Task prompt: Quote the records that follow in full and exactly; leave out the pictures.

Provided information:
★ ★ ★

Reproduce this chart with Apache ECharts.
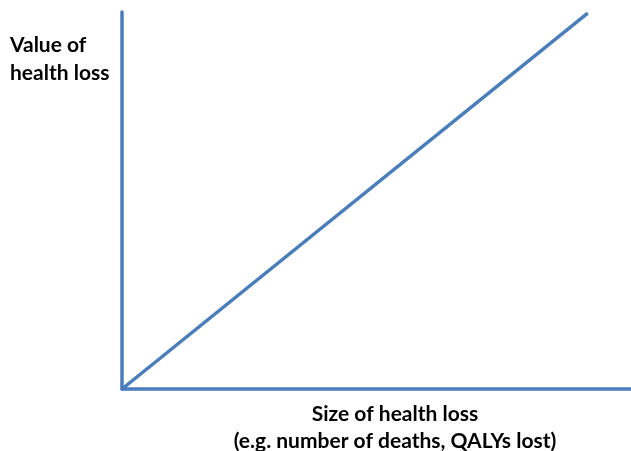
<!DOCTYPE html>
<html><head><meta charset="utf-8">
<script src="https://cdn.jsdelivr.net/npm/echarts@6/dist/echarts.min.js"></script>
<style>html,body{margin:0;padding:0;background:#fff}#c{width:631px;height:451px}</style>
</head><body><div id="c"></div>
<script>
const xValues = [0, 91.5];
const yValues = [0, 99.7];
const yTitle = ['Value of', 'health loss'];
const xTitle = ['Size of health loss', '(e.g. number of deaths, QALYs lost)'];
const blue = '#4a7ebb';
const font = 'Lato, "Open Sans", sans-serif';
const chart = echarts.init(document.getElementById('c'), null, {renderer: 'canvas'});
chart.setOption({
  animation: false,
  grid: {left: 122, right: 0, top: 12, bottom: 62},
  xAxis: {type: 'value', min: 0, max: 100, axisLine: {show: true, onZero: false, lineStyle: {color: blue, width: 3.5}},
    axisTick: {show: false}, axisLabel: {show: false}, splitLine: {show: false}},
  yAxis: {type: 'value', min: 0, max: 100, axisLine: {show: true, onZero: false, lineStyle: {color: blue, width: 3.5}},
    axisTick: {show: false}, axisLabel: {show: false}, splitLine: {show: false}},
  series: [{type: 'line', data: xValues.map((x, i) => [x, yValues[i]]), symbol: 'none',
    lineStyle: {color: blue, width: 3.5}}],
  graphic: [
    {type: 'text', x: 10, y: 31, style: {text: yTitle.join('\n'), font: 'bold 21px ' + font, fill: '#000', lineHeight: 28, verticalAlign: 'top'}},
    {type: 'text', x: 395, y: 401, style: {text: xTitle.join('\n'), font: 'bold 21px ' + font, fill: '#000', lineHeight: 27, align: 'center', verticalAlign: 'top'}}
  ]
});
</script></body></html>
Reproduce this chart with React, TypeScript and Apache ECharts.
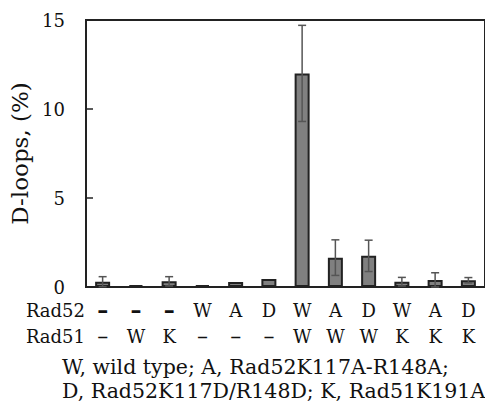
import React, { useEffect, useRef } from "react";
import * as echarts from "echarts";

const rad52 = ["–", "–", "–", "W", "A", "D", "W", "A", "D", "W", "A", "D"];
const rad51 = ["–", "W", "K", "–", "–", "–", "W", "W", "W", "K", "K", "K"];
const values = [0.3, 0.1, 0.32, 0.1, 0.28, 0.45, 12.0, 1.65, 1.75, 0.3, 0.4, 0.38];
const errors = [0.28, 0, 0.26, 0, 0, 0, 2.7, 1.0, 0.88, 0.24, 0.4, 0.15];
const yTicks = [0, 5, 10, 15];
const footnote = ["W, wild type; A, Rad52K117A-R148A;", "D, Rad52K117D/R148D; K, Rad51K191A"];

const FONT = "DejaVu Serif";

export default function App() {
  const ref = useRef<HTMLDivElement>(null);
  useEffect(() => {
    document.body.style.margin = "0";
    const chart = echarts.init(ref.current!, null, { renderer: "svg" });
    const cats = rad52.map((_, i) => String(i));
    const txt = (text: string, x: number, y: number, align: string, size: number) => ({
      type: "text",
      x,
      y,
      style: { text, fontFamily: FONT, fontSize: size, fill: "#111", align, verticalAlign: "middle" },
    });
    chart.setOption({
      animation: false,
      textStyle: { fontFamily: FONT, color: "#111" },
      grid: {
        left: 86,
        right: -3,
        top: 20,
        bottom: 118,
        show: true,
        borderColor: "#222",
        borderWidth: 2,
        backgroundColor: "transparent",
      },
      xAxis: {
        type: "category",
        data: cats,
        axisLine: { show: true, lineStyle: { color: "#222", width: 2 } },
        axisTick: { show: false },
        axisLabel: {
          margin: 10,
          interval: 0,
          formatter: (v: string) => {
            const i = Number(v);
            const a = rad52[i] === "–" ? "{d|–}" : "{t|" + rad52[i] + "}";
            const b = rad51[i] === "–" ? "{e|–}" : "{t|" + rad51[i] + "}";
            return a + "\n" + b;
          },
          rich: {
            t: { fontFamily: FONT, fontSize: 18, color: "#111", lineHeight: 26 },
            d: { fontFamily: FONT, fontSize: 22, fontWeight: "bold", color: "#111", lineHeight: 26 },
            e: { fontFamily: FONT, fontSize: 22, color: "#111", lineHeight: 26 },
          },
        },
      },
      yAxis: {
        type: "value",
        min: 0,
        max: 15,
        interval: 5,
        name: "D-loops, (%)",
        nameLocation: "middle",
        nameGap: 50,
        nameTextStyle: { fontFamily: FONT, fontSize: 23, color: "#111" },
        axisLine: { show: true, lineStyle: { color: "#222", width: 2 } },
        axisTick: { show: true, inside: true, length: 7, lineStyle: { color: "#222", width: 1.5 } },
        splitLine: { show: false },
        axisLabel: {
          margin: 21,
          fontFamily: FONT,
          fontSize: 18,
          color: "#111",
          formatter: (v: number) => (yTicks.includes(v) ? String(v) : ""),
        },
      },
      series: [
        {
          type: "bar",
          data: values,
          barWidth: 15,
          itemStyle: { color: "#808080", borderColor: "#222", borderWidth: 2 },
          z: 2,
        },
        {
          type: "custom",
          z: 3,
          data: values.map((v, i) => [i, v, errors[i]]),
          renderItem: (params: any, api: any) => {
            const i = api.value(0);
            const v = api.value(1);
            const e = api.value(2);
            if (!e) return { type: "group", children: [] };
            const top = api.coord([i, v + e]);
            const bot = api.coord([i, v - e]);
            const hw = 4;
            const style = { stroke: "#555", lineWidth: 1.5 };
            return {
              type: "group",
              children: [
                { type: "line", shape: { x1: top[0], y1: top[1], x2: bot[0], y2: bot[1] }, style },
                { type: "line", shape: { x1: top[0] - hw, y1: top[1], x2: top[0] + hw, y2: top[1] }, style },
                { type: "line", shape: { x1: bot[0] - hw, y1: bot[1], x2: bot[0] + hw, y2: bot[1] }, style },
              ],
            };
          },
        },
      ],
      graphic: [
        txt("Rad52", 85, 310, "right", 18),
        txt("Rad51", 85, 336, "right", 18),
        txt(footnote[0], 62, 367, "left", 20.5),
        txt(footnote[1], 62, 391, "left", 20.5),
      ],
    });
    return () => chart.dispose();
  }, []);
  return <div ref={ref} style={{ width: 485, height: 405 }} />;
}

★ ★ ★

Full response:
Reproduce this chart with Apache ECharts.
<!DOCTYPE html>
<html><head><meta charset="utf-8">
<script src="https://cdn.jsdelivr.net/npm/echarts@6/dist/echarts.min.js"></script>
<style>html,body{margin:0;padding:0;background:#fff}#c{width:631px;height:451px}</style>
</head><body><div id="c"></div>
<script>
const xValues = [0, 91.5];
const yValues = [0, 99.7];
const yTitle = ['Value of', 'health loss'];
const xTitle = ['Size of health loss', '(e.g. number of deaths, QALYs lost)'];
const blue = '#4a7ebb';
const font = 'Lato, "Open Sans", sans-serif';
const chart = echarts.init(document.getElementById('c'), null, {renderer: 'canvas'});
chart.setOption({
  animation: false,
  grid: {left: 122, right: 0, top: 12, bottom: 62},
  xAxis: {type: 'value', min: 0, max: 100, axisLine: {show: true, onZero: false, lineStyle: {color: blue, width: 3.5}},
    axisTick: {show: false}, axisLabel: {show: false}, splitLine: {show: false}},
  yAxis: {type: 'value', min: 0, max: 100, axisLine: {show: true, onZero: false, lineStyle: {color: blue, width: 3.5}},
    axisTick: {show: false}, axisLabel: {show: false}, splitLine: {show: false}},
  series: [{type: 'line', data: xValues.map((x, i) => [x, yValues[i]]), symbol: 'none',
    lineStyle: {color: blue, width: 3.5}}],
  graphic: [
    {type: 'text', x: 10, y: 31, style: {text: yTitle.join('\n'), font: 'bold 21px ' + font, fill: '#000', lineHeight: 28, verticalAlign: 'top'}},
    {type: 'text', x: 395, y: 401, style: {text: xTitle.join('\n'), font: 'bold 21px ' + font, fill: '#000', lineHeight: 27, align: 'center', verticalAlign: 'top'}}
  ]
});
</script></body></html>
Reproduce this chart with React, TypeScript and Apache ECharts.
import React, { useEffect, useRef } from "react";
import * as echarts from "echarts";

const rad52 = ["–", "–", "–", "W", "A", "D", "W", "A", "D", "W", "A", "D"];
const rad51 = ["–", "W", "K", "–", "–", "–", "W", "W", "W", "K", "K", "K"];
const values = [0.3, 0.1, 0.32, 0.1, 0.28, 0.45, 12.0, 1.65, 1.75, 0.3, 0.4, 0.38];
const errors = [0.28, 0, 0.26, 0, 0, 0, 2.7, 1.0, 0.88, 0.24, 0.4, 0.15];
const yTicks = [0, 5, 10, 15];
const footnote = ["W, wild type; A, Rad52K117A-R148A;", "D, Rad52K117D/R148D; K, Rad51K191A"];

const FONT = "DejaVu Serif";

export default function App() {
  const ref = useRef<HTMLDivElement>(null);
  useEffect(() => {
    document.body.style.margin = "0";
    const chart = echarts.init(ref.current!, null, { renderer: "svg" });
    const cats = rad52.map((_, i) => String(i));
    const txt = (text: string, x: number, y: number, align: string, size: number) => ({
      type: "text",
      x,
      y,
      style: { text, fontFamily: FONT, fontSize: size, fill: "#111", align, verticalAlign: "middle" },
    });
    chart.setOption({
      animation: false,
      textStyle: { fontFamily: FONT, color: "#111" },
      grid: {
        left: 86,
        right: -3,
        top: 20,
        bottom: 118,
        show: true,
        borderColor: "#222",
        borderWidth: 2,
        backgroundColor: "transparent",
      },
      xAxis: {
        type: "category",
        data: cats,
        axisLine: { show: true, lineStyle: { color: "#222", width: 2 } },
        axisTick: { show: false },
        axisLabel: {
          margin: 10,
          interval: 0,
          formatter: (v: string) => {
            const i = Number(v);
            const a = rad52[i] === "–" ? "{d|–}" : "{t|" + rad52[i] + "}";
            const b = rad51[i] === "–" ? "{e|–}" : "{t|" + rad51[i] + "}";
            return a + "\n" + b;
          },
          rich: {
            t: { fontFamily: FONT, fontSize: 18, color: "#111", lineHeight: 26 },
            d: { fontFamily: FONT, fontSize: 22, fontWeight: "bold", color: "#111", lineHeight: 26 },
            e: { fontFamily: FONT, fontSize: 22, color: "#111", lineHeight: 26 },
          },
        },
      },
      yAxis: {
        type: "value",
        min: 0,
        max: 15,
        interval: 5,
        name: "D-loops, (%)",
        nameLocation: "middle",
        nameGap: 50,
        nameTextStyle: { fontFamily: FONT, fontSize: 23, color: "#111" },
        axisLine: { show: true, lineStyle: { color: "#222", width: 2 } },
        axisTick: { show: true, inside: true, length: 7, lineStyle: { color: "#222", width: 1.5 } },
        splitLine: { show: false },
        axisLabel: {
          margin: 21,
          fontFamily: FONT,
          fontSize: 18,
          color: "#111",
          formatter: (v: number) => (yTicks.includes(v) ? String(v) : ""),
        },
      },
      series: [
        {
          type: "bar",
          data: values,
          barWidth: 15,
          itemStyle: { color: "#808080", borderColor: "#222", borderWidth: 2 },
          z: 2,
        },
        {
          type: "custom",
          z: 3,
          data: values.map((v, i) => [i, v, errors[i]]),
          renderItem: (params: any, api: any) => {
            const i = api.value(0);
            const v = api.value(1);
            const e = api.value(2);
            if (!e) return { type: "group", children: [] };
            const top = api.coord([i, v + e]);
            const bot = api.coord([i, v - e]);
            const hw = 4;
            const style = { stroke: "#555", lineWidth: 1.5 };
            return {
              type: "group",
              children: [
                { type: "line", shape: { x1: top[0], y1: top[1], x2: bot[0], y2: bot[1] }, style },
                { type: "line", shape: { x1: top[0] - hw, y1: top[1], x2: top[0] + hw, y2: top[1] }, style },
                { type: "line", shape: { x1: bot[0] - hw, y1: bot[1], x2: bot[0] + hw, y2: bot[1] }, style },
              ],
            };
          },
        },
      ],
      graphic: [
        txt("Rad52", 85, 310, "right", 18),
        txt("Rad51", 85, 336, "right", 18),
        txt(footnote[0], 62, 367, "left", 20.5),
        txt(footnote[1], 62, 391, "left", 20.5),
      ],
    });
    return () => chart.dispose();
  }, []);
  return <div ref={ref} style={{ width: 485, height: 405 }} />;
}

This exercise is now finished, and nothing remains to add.